* **Set problem**:
Reproduce exactly the lines below, from the first one through the line containing "inset_x = 2 * BORDER_PX / px_per_x", and omit any pictures.

## begin Input material

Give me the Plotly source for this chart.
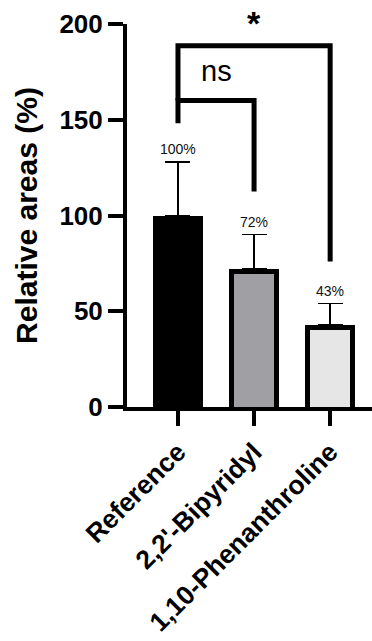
import plotly.graph_objects as go

categories = ["Reference", "2,2'-Bipyridyl", "1,10-Phenanthroline"]
means = [100, 72, 43]
errors_up = [28, 18, 11]
bar_colors = ["#000000", "#A09FA4", "#E6E6E6"]
y_ticks = [0, 50, 100, 150, 200]

# significance comparisons
bracket_labels = ["ns", "*"]
bracket_left = [0, 0]
bracket_right = [1, 2]
bracket_top = [160, 188.6]
bracket_left_end = [148.2, 160]
bracket_right_end = [112.5, 76]

FONT = "Liberation Sans, Arial, sans-serif"
W, H = 372, 641
M = dict(l=127, r=0, t=24, b=234)
Y_RANGE = [0, 200]
X_RANGE = [-0.67, 2.55]
BORDER_PX = 5
BAR_W = 0.665

xpos = list(range(len(categories)))
px_per_y = (H - M["t"] - M["b"]) / (Y_RANGE[1] - Y_RANGE[0])
px_per_x = (W - M["l"] - M["r"]) / (X_RANGE[1] - X_RANGE[0])
inset_y = BORDER_PX / px_per_y
inset_x = 2 * BORDER_PX / px_per_x

fig = go.Figure()
# outer bar = black border
fig.add_trace(go.Bar(
    x=xpos, y=means, width=BAR_W,
    marker=dict(color="black", line=dict(width=0)),
    error_y=dict(type="data", array=errors_up, arrayminus=[0] * len(means),
                 symmetric=False, color="black", thickness=1.5, width=12.5),
    showlegend=False, hoverinfo="skip",
))
# inner fill
fig.add_trace(go.Bar(
    x=xpos, y=[m - inset_y for m in means], width=BAR_W - inset_x,
    marker=dict(color=bar_colors, line=dict(width=0)),
    showlegend=False, hoverinfo="skip",
))

annotations = []
for i, (m, e) in enumerate(zip(means, errors_up)):
    annotations.append(dict(x=xpos[i], y=m + e, xref="x", yref="y", text=f"{m}%",
                            showarrow=False, yanchor="bottom", yshift=3,
                            font=dict(family=FONT, size=14, color="#111111")))

shapes = []
for lab, l, r, top, le, re in zip(bracket_labels, bracket_left, bracket_right,
                                  bracket_top, bracket_left_end, bracket_right_end):
    shapes.append(dict(type="path", xref="x", yref="y",
                       path=f"M {l},{le} L {l},{top} L {r},{top} L {r},{re}",
                       line=dict(color="black", width=5)))
    if lab == "*":
        annotations.append(dict(x=(l + r) / 2, y=top, xref="x", yref="y", text=lab,
                                showarrow=False, yanchor="bottom", yshift=2,
                                font=dict(family=FONT, size=34, color="black", weight="bold")))
    else:
        annotations.append(dict(x=(l + r) / 2, y=top, xref="x", yref="y", text=lab,
                                showarrow=False, yanchor="bottom", yshift=12,
                                font=dict(family=FONT, size=29, color="black")))

fig.update_layout(
    width=W, height=H, margin=M,
    paper_bgcolor="white", plot_bgcolor="white",
    shapes=shapes, annotations=annotations,
    barmode="overlay", bargap=0,
)
fig.update_xaxes(
    range=X_RANGE, tickvals=xpos, ticktext=categories, tickangle=-45,
    showline=True, linewidth=4, linecolor="black", ticks="outside", ticklen=15,
    tickwidth=4, tickcolor="black", showgrid=False, zeroline=False, automargin=False,
    tickfont=dict(family=FONT, size=26.5, color="black", weight="bold"),
)
fig.update_yaxes(
    range=Y_RANGE, tickvals=y_ticks, showline=True, linewidth=4, linecolor="black",
    ticks="outside", ticklen=15, tickwidth=4, tickcolor="black",
    showgrid=False, zeroline=False, automargin=False,
    tickfont=dict(family=FONT, size=26, color="black", weight="bold"),
    title=dict(text="Relative areas (%)", standoff=14,
               font=dict(family=FONT, size=30, color="black", weight="bold")),
)
fig.write_html("out.html")
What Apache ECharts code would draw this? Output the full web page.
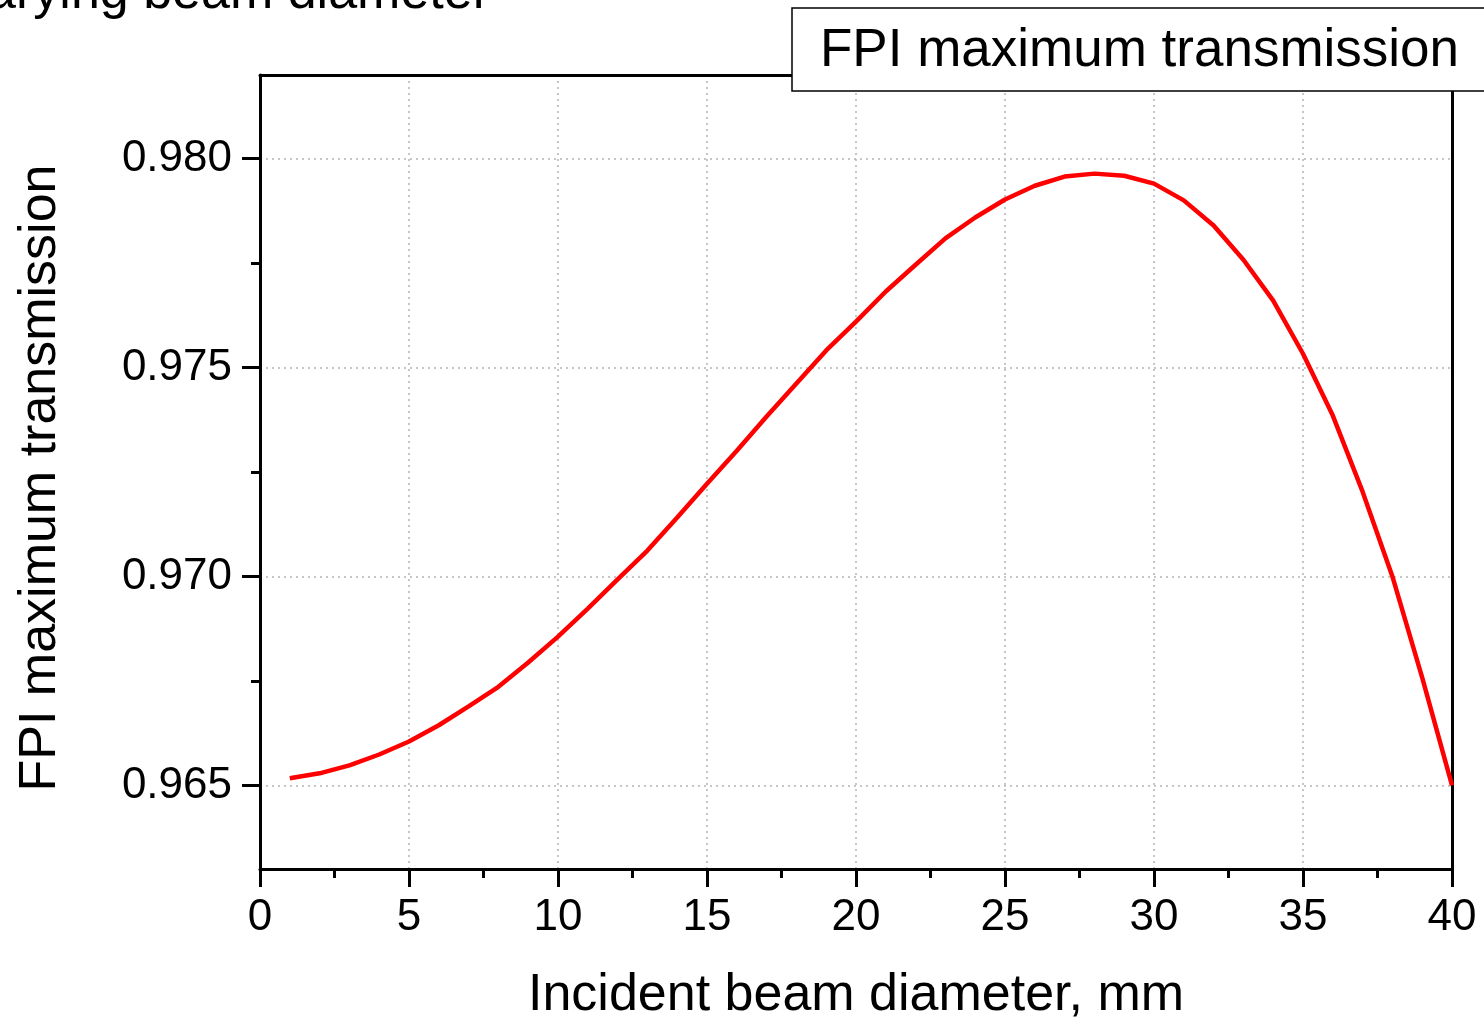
<!DOCTYPE html>
<html>
<head>
<meta charset="utf-8">
<script src="https://cdn.jsdelivr.net/npm/echarts@6/dist/echarts.min.js"></script>
<style>
html,body{margin:0;padding:0;background:#fff;}
#chart{width:1484px;height:1020px;}
</style>
</head>
<body>
<div id="chart"></div>
<script>
// ---- data ----
const diameters = [1,2,3,4,5,6,7,8,9,10,11,12,13,14,15,16,17,18,19,20,21,22,23,24,25,26,27,28,29,30,31,32,33,34,35,36,37,38,39,40];
const transmission = [
  0.96517,0.96529,0.96548,0.96574,0.96605,0.96644,0.96689,0.96736,0.96794,0.96856,
  0.96923,0.96993,0.97062,0.97141,0.97222,0.97301,0.97383,0.97462,0.97541,0.97610,
  0.97682,0.97746,0.97809,0.97859,0.97902,0.97935,0.97957,0.97964,0.97959,0.97940,
  0.97900,0.97840,0.97758,0.97660,0.97533,0.97385,0.97203,0.97000,0.96758,0.96500
];
const yMajorTicks = [0.965, 0.970, 0.975, 0.980];
const yMinorTicks = [0.9675, 0.9725, 0.9775];
const seriesName = 'FPI maximum transmission';
const xAxisName = 'Incident beam diameter, mm';
const yAxisName = 'FPI maximum transmission';
const titleText = 'FPI maximum transmission with varying beam diameter';

const FONT = 'Liberation Sans, Arial, sans-serif';
const black = '#000';
const gridLine = {show: true, lineStyle: {color: '#b4b4b4', width: 1.5, type: [2, 4]}};
const AXW = 3;

const chart = echarts.init(document.getElementById('chart'), null, {renderer: 'canvas'});
chart.setOption({
  animation: false,
  backgroundColor: '#fff',
  grid: {left: 260, right: 32, top: 75, bottom: 151, containLabel: false, outerBoundsMode: 'none'},
  graphic: [{
    type: 'text',
    z: 10,
    style: {
      x: 490, y: -6,
      text: titleText,
      font: '52px ' + FONT,
      fill: black,
      align: 'right',
      verticalAlign: 'middle'
    }
  }],
  legend: {
    show: true,
    left: 792, top: 8,
    padding: [17, 120, 13, 23],
    itemWidth: 0, itemHeight: 0,
    icon: 'rect',
    borderColor: black, borderWidth: 1.5,
    backgroundColor: '#fff',
    borderRadius: 0,
    z: 20,
    textStyle: {fontSize: 53, fontFamily: FONT, color: black},
    data: [seriesName]
  },
  xAxis: [{
    type: 'value', position: 'bottom',
    min: 0, max: 40, interval: 5,
    axisLine: {show: true, onZero: false, lineStyle: {color: black, width: AXW}},
    axisTick: {show: true, inside: false, length: 18, lineStyle: {color: black, width: AXW}},
    minorTick: {show: true, splitNumber: 2, length: 9, lineStyle: {color: black, width: AXW}},
    axisLabel: {fontSize: 44, fontFamily: FONT, color: black, margin: 27},
    splitLine: gridLine,
    name: xAxisName, nameLocation: 'middle', nameGap: 101,
    nameTextStyle: {fontSize: 52, fontFamily: FONT, color: black}
  }, {
    type: 'value', position: 'top',
    min: 0, max: 40, interval: 5,
    axisLine: {show: true, onZero: false, lineStyle: {color: black, width: AXW}},
    axisTick: {show: false}, axisLabel: {show: false}, splitLine: {show: false}
  }],
  yAxis: [{
    type: 'value', position: 'left',
    min: 0.963, max: 0.982, splitNumber: 4,
    axisLine: {show: true, onZero: false, lineStyle: {color: black, width: AXW}},
    axisTick: {show: true, inside: false, length: 18, customValues: yMajorTicks, lineStyle: {color: black, width: AXW}},
    axisLabel: {fontSize: 44, fontFamily: FONT, color: black, margin: 28, customValues: yMajorTicks,
      formatter: v => Number(v).toFixed(3)},
    splitLine: gridLine,
    name: yAxisName, nameLocation: 'middle', nameGap: 193,
    nameTextStyle: {fontSize: 52, fontFamily: FONT, color: black, padding: [0, 12, 0, 0]}
  }, {
    type: 'value', position: 'right',
    min: 0.963, max: 0.982,
    axisLine: {show: true, onZero: false, lineStyle: {color: black, width: AXW}},
    axisTick: {show: false}, axisLabel: {show: false}, splitLine: {show: false}
  }, {
    type: 'value', position: 'left', offset: 0,
    min: 0.963, max: 0.982,
    axisLine: {show: false},
    axisTick: {show: true, inside: false, length: 9, customValues: yMinorTicks, lineStyle: {color: black, width: AXW}},
    axisLabel: {show: false}, splitLine: {show: false}
  }],
  series: [{
    name: seriesName,
    type: 'line',
    xAxisIndex: 0, yAxisIndex: 0,
    data: diameters.map((d, i) => [d, transmission[i]]),
    showSymbol: false, symbol: 'none',
    lineStyle: {color: '#ff0000', width: 4.5},
    itemStyle: {color: '#ff0000'},
    clip: true
  }]
});
</script>
</body>
</html>
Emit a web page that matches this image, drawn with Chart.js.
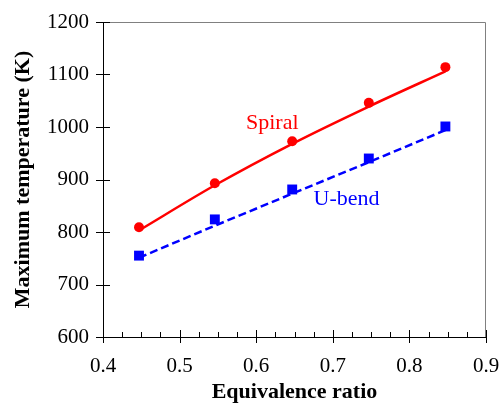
<!DOCTYPE html>
<html>
<head>
<meta charset="utf-8">
<script src="https://cdn.jsdelivr.net/npm/chart.js@4/dist/chart.umd.min.js"></script>
<style>
  html, body { margin: 0; padding: 0; background: #fff; }
  #wrap { width: 501px; height: 404px; }
</style>
</head>
<body>
<div id="wrap"><canvas id="tempChart" width="501" height="404"></canvas></div>
<script>
// data
const phi = [0.447, 0.546, 0.647, 0.747, 0.847];
const spiralTemp = [809, 893, 973, 1046, 1114];
const spiralFit = [803, 889, 968, 1039, 1106];
const ubendTemp = [755, 824, 881, 940, 1001];
const ubendFit = [751, 812, 873, 933, 994];

const xTicks = [0.4, 0.5, 0.6, 0.7, 0.8, 0.9];
const yTicks = [600, 700, 800, 900, 1000, 1100, 1200];

// in-plot series labels
const seriesNames = ['Spiral', 'U-bend'];
const labelPhi = [0.621, 0.718];
const labelTemp = [997, 851];
const seriesColors = ['#ff0000', '#0000ff'];

const serif = "'Liberation Serif', 'Times New Roman', serif";

function pts(xs, ys) {
    return xs.map((x, i) => ({ x: x, y: ys[i] }));
}

// draws the crossing tick marks, minor ticks, grey box and series labels
const decorations = {
    id: 'decorations',
    afterDraw(chart) {
        const ctx = chart.ctx;
        const a = chart.chartArea;
        const xs = chart.scales.x, ys = chart.scales.y;
        ctx.save();
        // grey top / right frame
        ctx.strokeStyle = '#808080';
        ctx.lineWidth = 1;
        ctx.beginPath();
        ctx.moveTo(a.left, a.top + 0.5);
        ctx.lineTo(a.right - 0.5, a.top + 0.5);
        ctx.lineTo(a.right - 0.5, a.bottom);
        ctx.stroke();

        ctx.strokeStyle = '#000';
        ctx.lineWidth = 1;
        ctx.beginPath();
        yTicks.forEach(v => {
            const y = Math.round(ys.getPixelForValue(v)) + 0.5;
            ctx.moveTo(a.left - 7, y);
            ctx.lineTo(a.left + 7, y);
        });
        xTicks.forEach(v => {
            const x = Math.round(xs.getPixelForValue(v)) + 0.5;
            ctx.moveTo(x, a.bottom - 7);
            ctx.lineTo(x, a.bottom + 6);
        });
        for (let v = 0.425; v < 0.9; v += 0.025) {
            if (Math.abs(v * 10 - Math.round(v * 10)) < 1e-6) continue;
            const x = Math.round(xs.getPixelForValue(v)) + 0.5;
            ctx.moveTo(x, a.bottom - 5);
            ctx.lineTo(x, a.bottom);
        }
        ctx.stroke();

        ctx.font = '22px ' + serif;
        ctx.textAlign = 'center';
        ctx.textBaseline = 'alphabetic';
        seriesNames.forEach((name, i) => {
            ctx.fillStyle = seriesColors[i];
            ctx.fillText(name, xs.getPixelForValue(labelPhi[i]), ys.getPixelForValue(labelTemp[i]));
        });
        ctx.restore();
    }
};

function draw() {
    const ctx = document.getElementById('tempChart').getContext('2d');
    new Chart(ctx, {
        type: 'scatter',
        data: {
            datasets: [
                {
                    label: 'Spiral fit',
                    data: pts(phi, spiralFit),
                    showLine: true,
                    borderColor: seriesColors[0],
                    borderWidth: 2.5,
                    pointRadius: 0,
                    cubicInterpolationMode: 'monotone'
                },
                {
                    label: 'U-bend fit',
                    data: pts(phi, ubendFit),
                    showLine: true,
                    borderColor: seriesColors[1],
                    borderWidth: 2.5,
                    borderDash: [8, 4],
                    pointRadius: 0
                },
                {
                    label: 'Spiral',
                    data: pts(phi, spiralTemp),
                    pointStyle: 'circle',
                    pointRadius: 5,
                    backgroundColor: seriesColors[0],
                    borderColor: seriesColors[0],
                    borderWidth: 0
                },
                {
                    label: 'U-bend',
                    data: pts(phi, ubendTemp),
                    pointStyle: 'rect',
                    pointRadius: 7,
                    backgroundColor: seriesColors[1],
                    borderColor: seriesColors[1],
                    borderWidth: 0
                }
            ]
        },
        options: {
            responsive: false,
            animation: false,
            layout: { padding: { top: 22, right: 15, left: 0, bottom: 0 } },
            plugins: {
                legend: { display: false },
                tooltip: { enabled: false }
            },
            scales: {
                x: {
                    type: 'linear',
                    min: 0.4,
                    max: 0.9,
                    afterBuildTicks: s => { s.ticks = xTicks.map(v => ({ value: v })); },
                    afterFit: s => { s.height = 67; s.paddingLeft = 0; s.paddingRight = 0; },
                    grid: { display: false, drawTicks: false },
                    border: { display: true, color: '#000', width: 1 },
                    ticks: {
                        color: '#000',
                        padding: 17,
                        maxRotation: 0,
                        font: { family: serif, size: 21 },
                        callback: v => v.toFixed(1)
                    },
                    title: {
                        display: true,
                        text: 'Equivalence ratio',
                        color: '#000',
                        padding: { top: 0, bottom: 0 },
                        font: { family: serif, size: 22, weight: 'bold', lineHeight: 1.1 }
                    }
                },
                y: {
                    min: 600,
                    max: 1200,
                    afterBuildTicks: s => { s.ticks = yTicks.map(v => ({ value: v })); },
                    afterFit: s => { s.width = 103; s.paddingTop = 0; s.paddingBottom = 0; },
                    grid: { display: false, drawTicks: false },
                    border: { display: true, color: '#000', width: 1 },
                    ticks: {
                        color: '#000',
                        padding: 14,
                        font: { family: serif, size: 21 },
                        callback: v => String(v)
                    },
                    title: {
                        display: true,
                        text: 'Maximum temperature (K)',
                        color: '#000',
                        padding: { top: 11, bottom: 0 },
                        font: { family: serif, size: 22, weight: 'bold', lineHeight: 1.1 }
                    }
                }
            }
        },
        plugins: [decorations]
    });
}

Promise.all([
    document.fonts.load('21px "Liberation Serif"'),
    document.fonts.load('bold 22px "Liberation Serif"')
]).then(draw, draw);
</script>
</body>
</html>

## end Input material

* **The reply**:
Give me the Plotly source for this chart.
import plotly.graph_objects as go

categories = ["Reference", "2,2'-Bipyridyl", "1,10-Phenanthroline"]
means = [100, 72, 43]
errors_up = [28, 18, 11]
bar_colors = ["#000000", "#A09FA4", "#E6E6E6"]
y_ticks = [0, 50, 100, 150, 200]

# significance comparisons
bracket_labels = ["ns", "*"]
bracket_left = [0, 0]
bracket_right = [1, 2]
bracket_top = [160, 188.6]
bracket_left_end = [148.2, 160]
bracket_right_end = [112.5, 76]

FONT = "Liberation Sans, Arial, sans-serif"
W, H = 372, 641
M = dict(l=127, r=0, t=24, b=234)
Y_RANGE = [0, 200]
X_RANGE = [-0.67, 2.55]
BORDER_PX = 5
BAR_W = 0.665

xpos = list(range(len(categories)))
px_per_y = (H - M["t"] - M["b"]) / (Y_RANGE[1] - Y_RANGE[0])
px_per_x = (W - M["l"] - M["r"]) / (X_RANGE[1] - X_RANGE[0])
inset_y = BORDER_PX / px_per_y
inset_x = 2 * BORDER_PX / px_per_x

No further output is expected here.